Comment on 23:39: The presence of Uriah in the list is sobering. The chapter of mighty loyalty closes by reminding the reader of one of David’s deepest failures. Even in a chapter celebrating greatness, history does not let the wound disappear. This is a truthful biblical memory: glory and grief stand together.
2 Samuel 23 combines David’s final theology of kingship with the record of his mighty men. It teaches that the ruler must be just and fear God, that covenant persists even through the failures of the house, and that a providential king is supported by a body of loyal followers whose sacrifice must be honored before Heaven. The mention of Uriah keeps the whole chapter morally honest, holding together greatness and brokenness in David’s course.
Comment on 24:1 and 24:10: David’s numbering of the people reveals another temptation of kingship: to lean on visible human strength and measurable power. His heart later strikes him because he recognizes the inner shift. Divine Principle would see here the danger of moving from Heaven-centered confidence to self-referential reliance on external numbers and force.
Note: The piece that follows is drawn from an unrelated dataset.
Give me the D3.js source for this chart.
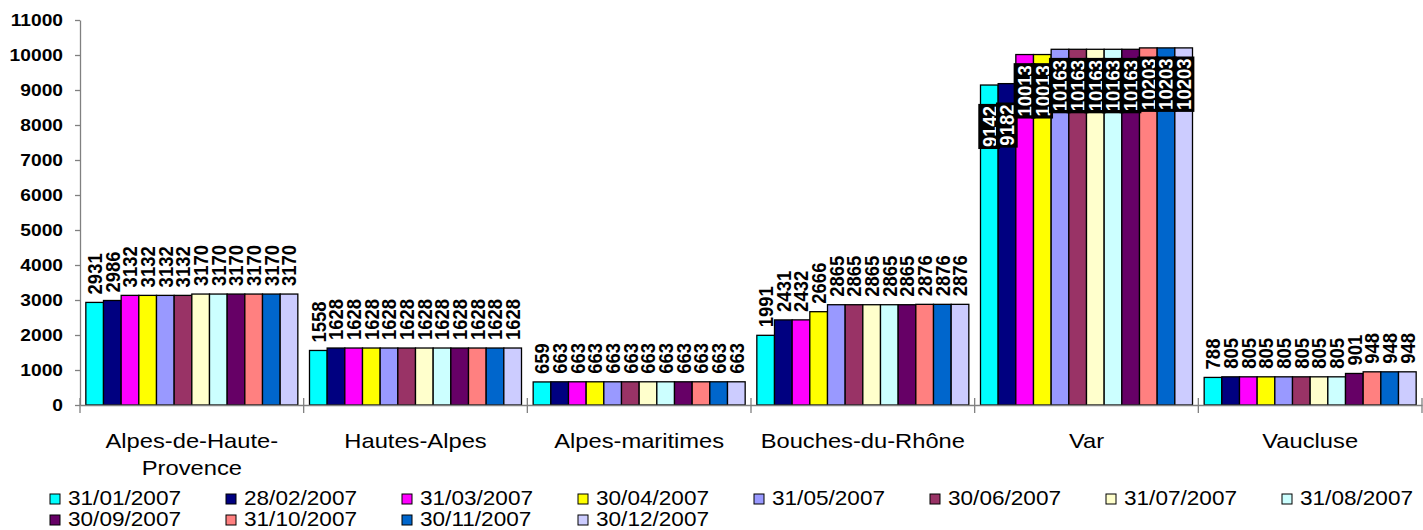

Comment on 24:14: David again entrusts himself to God’s mercy rather than to human vengeance. Even in judgment, he knows Heaven’s heart is more merciful than man’s. This is one of the mature fruits of his long providential course.
Comment on 24:16: Judgment is real, but mercy interrupts before total destruction. This is one of the strongest biblical images of God’s sorrowful restraint. True Father often emphasized that God’s judgment always carries grief and seeks the way of mercy where possible.
Comment on 24:17: David’s prayer is deeply pastoral. He identifies himself as the guilty shepherd and pleads for the flock. This is one of the noblest qualities of a central figure: willingness to take responsibility before Heaven on behalf of the people.
Comment on 24:24–25: This is one of the great offering verses in Scripture. David refuses a costless sacrifice. True Father repeatedly taught that restoration requires real offering, not symbolic convenience. The chapter closes with costly offering, altar, and the healing of the land—an ending that strongly matches Divine Principle themes of indemnity, true offering, and restoration through sacrificial heart.
2 Samuel 24 closes the book with another moment of royal failure, immediate repentance, divine mercy, and a costly offering that stops the plague. David’s numbering shows the temptation to trust in visible strength, but his response shows the maturing heart of a shepherd-king who takes responsibility for the flock and refuses to offer God what costs him nothing. The ending strongly supports Divine Principle themes of real offering, historical restoration, and mercy meeting judgment through a true sacrificial heart.
God of Original Ideal Commentary
2 Samuel 20 shows that the restored kingdom still carries unresolved conditions. Sheba’s rebellion, Joab’s murder of Amasa, and the intervention of a wise woman all reveal a kingdom still battling division and fallen methods. The chapter fits the Divine Principle view that even after a central restoration, history may continue through mixed and painful courses until deeper order is established.